For those aiming to do business, it is sensible to learn the language in China. If it is to understand, learning in Taiwan is a good option, because such people are likely to be involved in national security or the military of their home countries.
Taiwan is a much safer learning environment compared with China, and it is an information hub for issues related to China. There is access in Taiwan to the truth about the Chinese Communist Party (CCP).
China for a long time has been suppressing Taiwan and seeking to annex the nation. To cope with that, Taiwan has long attached importance to the study of Chinese issues.
China sets up Confucius Institutes all over the world to engage in mass propaganda overseas in the guise of Chinese language and culture education.
Taiwan’s Chinese-language education centers in foreign countries should carry out “reverse overseas propaganda,” providing a “control group” for learners to understand China’s propaganda and lies, and see through them.
The biggest problem Taiwan had in spreading its soft power was a lack of awareness of its own advantages. For example, in the 1980s, Tenri University in Japan launched a department for Taiwan studies and the University of Hawaii in the US established a similar department at about the same time.

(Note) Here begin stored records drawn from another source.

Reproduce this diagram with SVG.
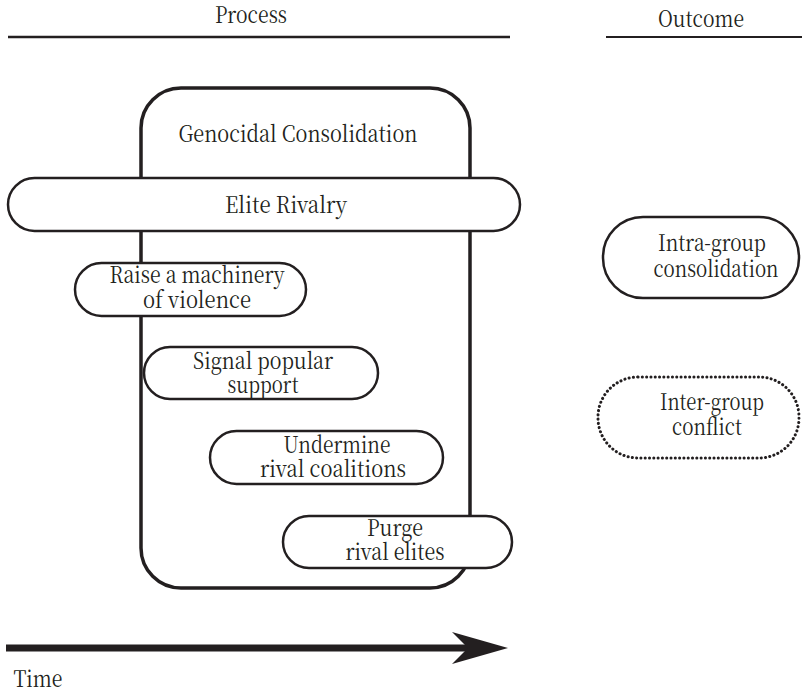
<svg xmlns="http://www.w3.org/2000/svg" width="802" height="693" viewBox="0 0 802 693">
<style>
text{font-family:'Noto Serif CJK SC','DejaVu Serif',serif;font-size:23px;fill:#231f20;text-anchor:middle}
.box{fill:#fff;stroke:#231f20;stroke-width:2.5}
.big{fill:none;stroke:#231f20;stroke-width:3.5}
.dot{fill:#fff;stroke:#231f20;stroke-width:3;stroke-dasharray:0.1 4.2;stroke-linecap:round}
.rule{stroke:#231f20;stroke-width:2.5}
</style>
<rect width="802" height="693" fill="#fff"/>
<g id="headers">
<text x="251" y="23" textLength="72" lengthAdjust="spacingAndGlyphs">Process</text>
<line class="rule" x1="8" y1="37" x2="510" y2="37"/>
<text x="701" y="27" textLength="86" lengthAdjust="spacingAndGlyphs">Outcome</text>
<line class="rule" x1="606" y1="37" x2="802" y2="37" style="stroke-width:2"/>
</g>
<g id="genocidal-consolidation">
<rect class="big" x="141" y="88" width="329" height="500" rx="40"/>
<text x="298" y="142" textLength="239" lengthAdjust="spacingAndGlyphs">Genocidal Consolidation</text>
</g>
<g id="elite-rivalry">
<rect class="box" x="8" y="178" width="512" height="53" rx="26.5"/>
<text x="286" y="213" textLength="122" lengthAdjust="spacingAndGlyphs">Elite Rivalry</text>
</g>
<g id="raise-machinery">
<rect class="box" x="75" y="263" width="231" height="53" rx="26.5"/>
<text x="197" y="283" textLength="175" lengthAdjust="spacingAndGlyphs">Raise a machinery</text>
<text x="197" y="308" textLength="108" lengthAdjust="spacingAndGlyphs">of violence</text>
</g>
<g id="signal-support">
<rect class="box" x="144" y="347" width="234" height="52" rx="26"/>
<text x="263" y="369" textLength="140" lengthAdjust="spacingAndGlyphs">Signal popular</text>
<text x="263" y="393" textLength="71" lengthAdjust="spacingAndGlyphs">support</text>
</g>
<g id="undermine">
<rect class="box" x="210" y="431" width="233" height="53" rx="26.5"/>
<text x="337" y="453" textLength="107" lengthAdjust="spacingAndGlyphs">Undermine</text>
<text x="333" y="477" textLength="146" lengthAdjust="spacingAndGlyphs">rival coalitions</text>
</g>
<g id="purge">
<rect class="box" x="283" y="516" width="229" height="52" rx="26"/>
<text x="395" y="536" textLength="56" lengthAdjust="spacingAndGlyphs">Purge</text>
<text x="395" y="560" textLength="99" lengthAdjust="spacingAndGlyphs">rival elites</text>
</g>
<g id="intra-group">
<rect class="box" x="603" y="217" width="196" height="81" rx="40"/>
<text x="712" y="251" textLength="108" lengthAdjust="spacingAndGlyphs">Intra-group</text>
<text x="716" y="277" textLength="125" lengthAdjust="spacingAndGlyphs">consolidation</text>
</g>
<g id="inter-group">
<rect class="dot" x="598" y="377" width="201" height="81" rx="40"/>
<text x="712" y="410" textLength="104" lengthAdjust="spacingAndGlyphs">Inter-group</text>
<text x="707" y="435" textLength="70" lengthAdjust="spacingAndGlyphs">conflict</text>
</g>
<g id="connectors">
<line x1="6" y1="648" x2="470" y2="648" stroke="#231f20" stroke-width="7"/>
<polygon points="508,648 452,632 468,648 452,664" fill="#231f20"/>
<text x="38" y="687" textLength="49" lengthAdjust="spacingAndGlyphs">Time</text>
</g>
</svg>
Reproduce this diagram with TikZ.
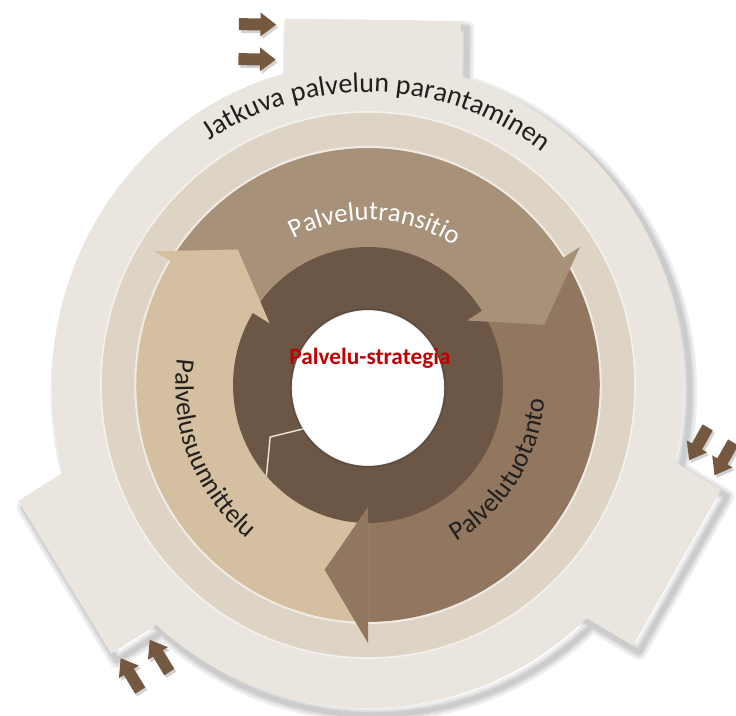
\documentclass[tikz,border=0pt]{standalone}
\usepackage{fontspec}
\setmainfont{Carlito}
\usetikzlibrary{decorations.text}

% outer ring with its three tabs, centred at (0,0)
\newcommand{\ringoutline}{(0,0) circle [radius=323]
  foreach \a in {-89.2,30,148.2} {(\a-13.85:375.9) -- (\a+13.85:375.9) -- (\a+18.96:277) -- (\a-18.96:277) -- cycle}}

\begin{document}
\begin{tikzpicture}[x=0.75pt,y=0.75pt,yscale=-1,xscale=1,
  curvedtext/.style={decorate, decoration={text along path, text align=center, text={#1}}},
  tabarrow/.style={fill={rgb, 255:red, 117; green, 88; blue, 64 }, preaction={fill={rgb, 255:red, 0; green, 0; blue, 0 }, fill opacity=0.18, transform canvas={xshift=1.5pt, yshift=-2pt}}}
]
\useasboundingbox (0,0) rectangle (736,716);

\begin{scope}[shift={(368,385)}, xscale=0.978]
%Shadow of the outer ring
\foreach \w in {11,7,4} {
\path [draw={rgb, 255:red, 0; green, 0; blue, 0 }, draw opacity=0.07, line width=\w pt, line join=round, shift={(6,7)}] \ringoutline ;
}
%Shape: Outer ring with tabs
\fill [fill={rgb, 255:red, 234; green, 229; blue, 222 }] \ringoutline ;
%Shape: Middle ring
\fill [fill={rgb, 255:red, 222; green, 212; blue, 198 }] (0,0) circle [radius=273] ;
\draw [draw={rgb, 255:red, 255; green, 255; blue, 255 }, draw opacity=0.6, line width=1.2pt] (0,0) circle [radius=273] ;

%Shape: Arc band - Palvelutransitio
\fill [fill={rgb, 255:red, 167; green, 145; blue, 121 }] (-148.5:237) arc [start angle=-148.5, end angle=-32.5, radius=237] -- (-32.5:137) arc [start angle=-32.5, end angle=-148.5, radius=137] -- cycle ;
%Shape: Arc band - Palvelutuotanto
\fill [fill={rgb, 255:red, 146; green, 119; blue, 96 }] (-32.5:237) arc [start angle=-32.5, end angle=90, radius=237] -- (90:137) arc [start angle=90, end angle=-32.5, radius=137] -- cycle ;
%Shape: Arc band - Palvelusuunnittelu
\fill [fill={rgb, 255:red, 212; green, 191; blue, 161 }] (90:237) arc [start angle=90, end angle=211.5, radius=237] -- (211.5:137) arc [start angle=211.5, end angle=90, radius=137] -- cycle ;
\draw [draw={rgb, 255:red, 255; green, 255; blue, 255 }, draw opacity=0.55, line width=1.5pt] (0,0) circle [radius=238] ;

%Shape: Strategy ring
\fill [fill={rgb, 255:red, 108; green, 87; blue, 71 }] (0,0) circle [radius=138] ;
\begin{scope}
\clip (0,0) circle [radius=138] ;
\draw [draw={rgb, 255:red, 236; green, 226; blue, 210 }, line width=1.1pt] (-106,112) -- (-100,52) -- (-50,40) ;
\end{scope}
%Shape: Centre circle
\fill [fill={rgb, 255:red, 255; green, 255; blue, 255 }] (0,3) circle [radius=78] ;
\draw [draw={rgb, 255:red, 0; green, 0; blue, 0 }, draw opacity=0.18, line width=1.5pt] (0,3) circle [radius=78.5] ;

%Shape: Arrow heads
\fill [fill={rgb, 255:red, 167; green, 145; blue, 121 }] (-32.5:257) -- (-18.5:190) -- (-32.5:120) -- cycle ;
\fill [fill={rgb, 255:red, 146; green, 119; blue, 96 }] (90:258) -- (103.5:190) -- (90:122) -- cycle ;
\fill [fill={rgb, 255:red, 212; green, 191; blue, 161 }] (211.5:256) -- (225.5:190) -- (211.5:118) -- cycle ;

% Curved texts
\path [curvedtext={|\color[RGB]{35,31,28}\fontsize{21}{25}\selectfont|Jatkuva palvelun parantaminen}] (-140:293) arc [start angle=-140, end angle=-36, radius=293] ;
\path [curvedtext={|\color[RGB]{255,255,255}\fontsize{20}{24}\selectfont|Palvelutransitio}] (-150:165) arc [start angle=-150, end angle=-25, radius=165] ;
\path [curvedtext={|\color[RGB]{35,31,28}\fontsize{20}{24}\selectfont|Palvelusuunnittelu}] (213:197) arc [start angle=213, end angle=103, radius=197] ;
\path [curvedtext={|\color[RGB]{35,31,28}\fontsize{20}{24}\selectfont|Palvelutuotanto}] (80:181) arc [start angle=80, end angle=-15, radius=181] ;

% Text Node
\node [anchor=base, font=\bfseries\fontsize{17.5}{21}\selectfont, color={rgb, 255:red, 192; green, 0; blue, 0 }] (strategia) at (2,-20) {Palvelu-strategia};

%Tab arrows - top
\begin{scope}[rotate=0.8]
\foreach \ay in {-359,-324} {
\fill [tabarrow] (-137,\ay-6) -- (-115,\ay-6) -- (-115,\ay-12) -- (-99,\ay) -- (-115,\ay+12) -- (-115,\ay+6) -- (-137,\ay+6) -- cycle ;
}
\end{scope}
%Tab arrows - right
\begin{scope}[rotate=120]
\foreach \ay in {-352,-322} {
\fill [tabarrow] (-137,\ay-6) -- (-115,\ay-6) -- (-115,\ay-12) -- (-99,\ay) -- (-115,\ay+12) -- (-115,\ay+6) -- (-137,\ay+6) -- cycle ;
}
\end{scope}
%Tab arrows - lower left
\begin{scope}[rotate=238.2]
\foreach \ay in {-359,-324} {
\fill [tabarrow] (-137,\ay-6) -- (-115,\ay-6) -- (-115,\ay-12) -- (-99,\ay) -- (-115,\ay+12) -- (-115,\ay+6) -- (-137,\ay+6) -- cycle ;
}
\end{scope}
\end{scope}

\end{tikzpicture}
\end{document}
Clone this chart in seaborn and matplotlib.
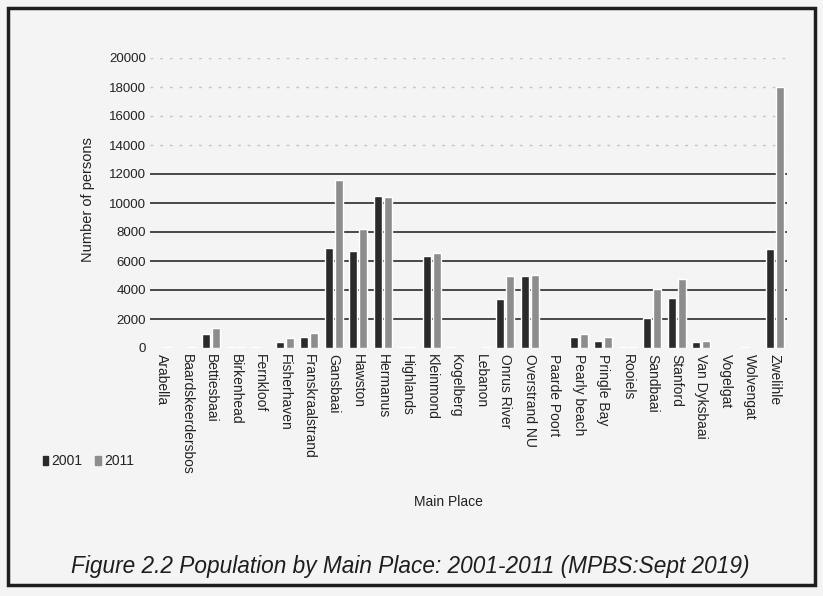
import matplotlib
matplotlib.use("Agg")
import matplotlib.pyplot as plt
import seaborn as sns
import pandas as pd
from matplotlib.patches import Rectangle

# Population by main place, census 2001 and 2011
places = [
    "Arabella", "Baardskeerdersbos", "Bettiesbaai", "Birkenhead", "Fernkloof",
    "Fisherhaven", "Franskraalstrand", "Gansbaai", "Hawston", "Hermanus",
    "Highlands", "Kleinmond", "Kogelberg", "Lebanon", "Onrus River",
    "Overstrand NU", "Paarde Poort", "Pearly beach", "Pringle Bay", "Rooiels",
    "Sandbaai", "Stanford", "Van Dyksbaai", "Vogelgat", "Wolvengat", "Zwelihle",
]
pop_2001 = [0, 0, 950, 100, 60, 440, 790, 6900, 6700, 10500,
            100, 6350, 80, 0, 3400, 5000, 0, 750, 500, 100,
            2050, 3450, 400, 0, 50, 6800]
pop_2011 = [100, 80, 1400, 100, 0, 670, 1040, 11600, 8200, 10400,
            100, 6550, 0, 50, 5000, 5050, 0, 950, 750, 100,
            4050, 4750, 450, 0, 0, 18000]
years = ["2001", "2011"]
y_ticks = list(range(0, 20001, 2000))

df = pd.DataFrame({
    "Main Place": places * 2,
    "Year": [years[0]] * len(places) + [years[1]] * len(places),
    "Persons": pop_2001 + pop_2011,
})

sns.set_theme(style="white")
plt.rcParams["font.family"] = ["Liberation Sans", "DejaVu Sans"]

W, H = 823, 596
fig = plt.figure(figsize=(W / 100, H / 100), dpi=100, facecolor="#f4f4f4")
ax = fig.add_axes([150 / W, 1 - 348 / H, 637 / W, 290 / H])
ax.set_facecolor("none")

palette = {"2001": "#2a2a2a", "2011": "#8d8d8d"}
sns.barplot(data=df, x="Main Place", y="Persons", hue="Year", order=places,
            hue_order=years, palette=palette, width=0.8, gap=0.2,
            saturation=1, ax=ax, legend=False, zorder=3)

# Gridlines: solid for the lower band, faint dotted above
for v in y_ticks[1:]:
    if v <= 12000:
        ax.axhline(v, color="#3a3a3a", lw=1.3, zorder=1)
    else:
        ax.axhline(v, color="#c4c4c4", lw=1.0, ls=(0, (2, 5)), zorder=1)

ax.set_ylim(0, 20000)
ax.set_xlim(-0.5, len(places) - 0.5)
ax.set_yticks(y_ticks)
ax.set_yticklabels([str(v) for v in y_ticks])
ax.tick_params(axis="y", length=0, pad=3, labelsize=9.5, labelcolor="#222222")
ax.tick_params(axis="x", length=0, pad=4, labelsize=10, labelcolor="#222222")
for lab in ax.get_xticklabels():
    lab.set_rotation(-90)
    lab.set_ha("center")
    lab.set_va("top")
ax.set_xlabel("")
ax.set_ylabel("")
for s in ax.spines.values():
    s.set_visible(False)

fig.text(88 / W, 1 - 200 / H, "Number of persons", rotation=90,
         ha="center", va="center", fontsize=10.5, color="#222222")
fig.text(448 / W, 1 - 502 / H, "Main Place", ha="center", va="center",
         fontsize=10, color="#222222")
fig.text(410 / W, 1 - 566 / H,
         "Figure 2.2 Population by Main Place: 2001-2011 (MPBS:Sept 2019)",
         ha="center", va="center", fontsize=16.3, style="italic",
         color="#1e1e1e")

# Legend for the two census years
handles = [Rectangle((0, 0), 1, 1, color=palette[y]) for y in years]
fig.legend(handles, years, loc="center left", bbox_to_anchor=(30 / W, 1 - 461 / H),
           ncol=2, frameon=False, handlelength=0.4, handleheight=0.6,
           handletextpad=0.25, columnspacing=0.9, fontsize=10,
           labelcolor="#222222")

# Page frame around the figure
fig.patches.append(Rectangle((8 / W, 1 - 585 / H), 807 / W, 577 / H,
                             transform=fig.transFigure, fill=False,
                             edgecolor="#1e1e1e", lw=2.5))

fig.savefig("out.png", dpi=100, facecolor=fig.get_facecolor())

However, during this time, Taiwan had only Chinese-language departments, as if it were telling the world how great China was.
This created problems. For example, Taiwan nurtured people like former Australian prime minister Kevin Rudd, a well-known “panda hugger.” Not only does he have a good relationship with former Chinese president Jiang Zemin (江澤民), he also had a lot of interests and rewards in China after he stepped down as prime minister.
Rudd studied Mandarin at National Taiwan Normal University. If Taiwan does not teach foreigners about the problems with China and the CCP’s faults, then it will cultivate foreign politicians like Rudd, who studied the language in Taiwan, but sides with China.
Another advantage of learning Mandarin in Taiwan is its use of traditional Chinese characters. Learning simplified Chinese makes the language easier to write, but reading traditional characters remains difficult.
I started my Mandarin education in Taiwan, where traditional characters are taught, so I could grasp simplified Chinese without having to learn another system.
However, some teachers of Vietnamese who I know had the opposite experience. They taught in China before moving to Taiwan, as the nation has greater demand for teachers of Vietnamese (Yes, demand to learn Vietnamese is greater here than in China).
Some of them had to spend up to three months learning traditional Chinese characters.
Learning traditional characters enables a grasp of simplified Chinese, but the opposite is not the case, so Taiwan’s use of them is an advantage.
Nguyen Thi Thanh Ngan is a teacher of Vietnamese language, a Vietnamese-Chinese interpreter and translator, and export manager at Siming Science and Technology Co.